Supplied material:
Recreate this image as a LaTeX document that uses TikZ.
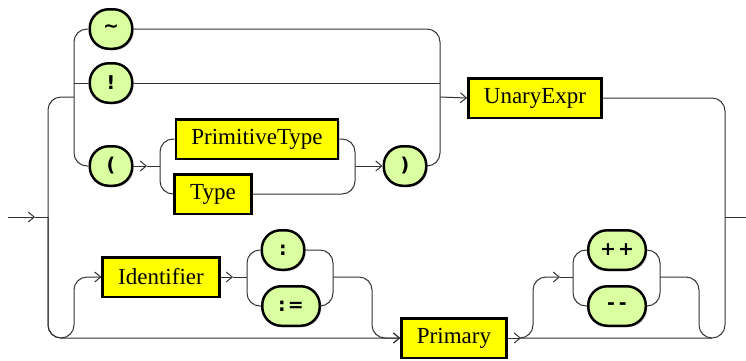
\documentclass[tikz,border=0pt]{standalone}
\usepackage{fontspec}
\setmainfont{Liberation Serif}
\newfontfamily\termfont{DejaVu Sans}
\usepackage{tikz}
\usetikzlibrary{
  arrows.meta,
  positioning,
  shadows
}
\definecolor{rrgreen}{HTML}{D9FFA0}
\definecolor{rryellow}{HTML}{FFFF00}
\definecolor{rrline}{HTML}{333333}

\begin{document}
\begin{tikzpicture}[
  x=1pt, y=-1pt,
  terminal/.style={
    rectangle, rounded corners=19pt, draw=black, line width=2.5pt,
    fill=rrgreen, minimum width=42.5pt, minimum height=39.5pt,
    inner xsep=11pt, font=\termfont\bfseries\fontsize{19}{22}\selectfont,
    drop shadow={shadow xshift=1.5pt, shadow yshift=-1.5pt, opacity=.35}
  },
  nonterminal/.style={
    rectangle, draw=black, line width=2.5pt, fill=rryellow,
    minimum height=39.5pt, inner xsep=15.5pt,
    font=\fontsize{23}{27}\selectfont,
    drop shadow={shadow xshift=1.5pt, shadow yshift=-1.5pt, opacity=.35}
  },
  rail/.style={draw=rrline, line width=1pt, rounded corners=13pt},
  into/.style={-{Straight Barb[length=6pt, width=10pt]}}
]
\useasboundingbox (0,0) rectangle (746,360);

% unary operators and the cast
\node[terminal] (tilde) at (111,29) {\textasciitilde};
\node[terminal] (bang) at (111,83) {!};
\node[terminal] (lparen) at (111,166) {(};
\node[nonterminal] (primtype) at (257,139) {PrimitiveType};
\node[nonterminal] (type) at (213,194) {Type};
\node[terminal] (rparen) at (405,166) {)};
\node[nonterminal] (unary) at (535,98) {UnaryExpr};

% primary with optional label and postfix
\node[nonterminal] (ident) at (161,277) {Identifier};
\node[terminal] (colon) at (283,250) {:};
\node[terminal, minimum width=57.5pt] (assign) at (291,306) {:\kern2pt=};
\node[nonterminal] (primary) at (454,338) {Primary};
\node[terminal, minimum width=57.5pt] (incr) at (617,250) {+\kern2pt+};
\node[terminal, minimum width=57.5pt] (decr) at (617,306) {-\kern4pt-};

% junctions
\coordinate (start) at (8,217);
\coordinate (entry) at (35,217);
\coordinate (split) at (48,217);
\coordinate (opsin) at (74,97);
\coordinate (opsout) at (440,97);
\coordinate (castarrow) at (147,166);
\coordinate (castin) at (160,166);
\coordinate (castout) at (355,166);
\coordinate (labelfoot) at (74,338);
\coordinate (identarrow) at (233,277);
\coordinate (labelin) at (247,277);
\coordinate (labelout) at (333,277);
\coordinate (labeldrop) at (372,338);
\coordinate (postarrow) at (521,338);
\coordinate (postbend) at (533,277);
\coordinate (incrarrow) at (560,277);
\coordinate (postin) at (573,277);
\coordinate (postout) at (660,277);
\coordinate (postdrop) at (699,338);
\coordinate (postjoin) at (712,338);
\coordinate (backup) at (725,338);
\coordinate (exit) at (725,217);
\coordinate (finish) at (746,217);

\draw[rail, into] (start) -- (entry);
\draw[rail] (entry) -- (split);

% top branch
\draw[rail] (split) |- (opsin);
\draw[rail] (tilde.west) -| (lparen.west -| opsin) -- (lparen.west);
\draw[rail] (bang.west -| opsin) -- (bang.west);
\draw[rail] (tilde.east) -| (rparen.east -| opsout) -- (rparen.east);
\draw[rail] (bang.east) -- (bang.east -| opsout);
\draw[rail, into] (opsout) -- (unary.west);

\draw[rail, into] (lparen.east) -- (castarrow);
\draw[rail] (castarrow) -- (castin);
\draw[rail] (primtype.west) -| (type.west -| castin) -- (type.west);
\draw[rail] (primtype.east) -| (type.east -| castout) -- (type.east);
\draw[rail, into] (castout) -- (rparen.west);

% bottom branch
\draw[rail, into] (split) |- (primary.west);
\draw[rail, into] (split) |- (labelfoot) |- (ident.west);
\draw[rail, into] (ident.east) -- (identarrow);
\draw[rail] (identarrow) -- (labelin);
\draw[rail] (colon.west) -| (assign.west -| labelin) -- (assign.west);
\draw[rail] (colon.east) -| (assign.east -| labelout) -- (assign.east);
\draw[rail, into] (labelout) -| (labeldrop) -- (primary.west);

\draw[rail, into] (primary.east) -- (postarrow);
\draw[rail, into] (postarrow) -| (postbend) -- (incrarrow);
\draw[rail] (incrarrow) -- (postin);
\draw[rail] (incr.west) -| (decr.west -| postin) -- (decr.west);
\draw[rail] (incr.east) -| (decr.east -| postout) -- (decr.east);
\draw[rail] (postout) -| (postdrop) -- (postjoin);
\draw[rail] (postarrow) -- (backup) |- (unary.east);
\draw[rail] (exit) -- (finish);

\end{tikzpicture}
\end{document}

Exercise details: Print the data above verbatim from the first line through the line holding "minimum width=57.5pt] (decr)", leaving every picture out.

Solution to the exercise:
Recreate this image as a LaTeX document that uses TikZ.
\documentclass[tikz,border=0pt]{standalone}
\usepackage{fontspec}
\setmainfont{Liberation Serif}
\newfontfamily\termfont{DejaVu Sans}
\usepackage{tikz}
\usetikzlibrary{
  arrows.meta,
  positioning,
  shadows
}
\definecolor{rrgreen}{HTML}{D9FFA0}
\definecolor{rryellow}{HTML}{FFFF00}
\definecolor{rrline}{HTML}{333333}

\begin{document}
\begin{tikzpicture}[
  x=1pt, y=-1pt,
  terminal/.style={
    rectangle, rounded corners=19pt, draw=black, line width=2.5pt,
    fill=rrgreen, minimum width=42.5pt, minimum height=39.5pt,
    inner xsep=11pt, font=\termfont\bfseries\fontsize{19}{22}\selectfont,
    drop shadow={shadow xshift=1.5pt, shadow yshift=-1.5pt, opacity=.35}
  },
  nonterminal/.style={
    rectangle, draw=black, line width=2.5pt, fill=rryellow,
    minimum height=39.5pt, inner xsep=15.5pt,
    font=\fontsize{23}{27}\selectfont,
    drop shadow={shadow xshift=1.5pt, shadow yshift=-1.5pt, opacity=.35}
  },
  rail/.style={draw=rrline, line width=1pt, rounded corners=13pt},
  into/.style={-{Straight Barb[length=6pt, width=10pt]}}
]
\useasboundingbox (0,0) rectangle (746,360);

% unary operators and the cast
\node[terminal] (tilde) at (111,29) {\textasciitilde};
\node[terminal] (bang) at (111,83) {!};
\node[terminal] (lparen) at (111,166) {(};
\node[nonterminal] (primtype) at (257,139) {PrimitiveType};
\node[nonterminal] (type) at (213,194) {Type};
\node[terminal] (rparen) at (405,166) {)};
\node[nonterminal] (unary) at (535,98) {UnaryExpr};

% primary with optional label and postfix
\node[nonterminal] (ident) at (161,277) {Identifier};
\node[terminal] (colon) at (283,250) {:};
\node[terminal, minimum width=57.5pt] (assign) at (291,306) {:\kern2pt=};
\node[nonterminal] (primary) at (454,338) {Primary};
\node[terminal, minimum width=57.5pt] (incr) at (617,250) {+\kern2pt+};
\node[terminal, minimum width=57.5pt] (decr) at (617,306) {-\kern4pt-};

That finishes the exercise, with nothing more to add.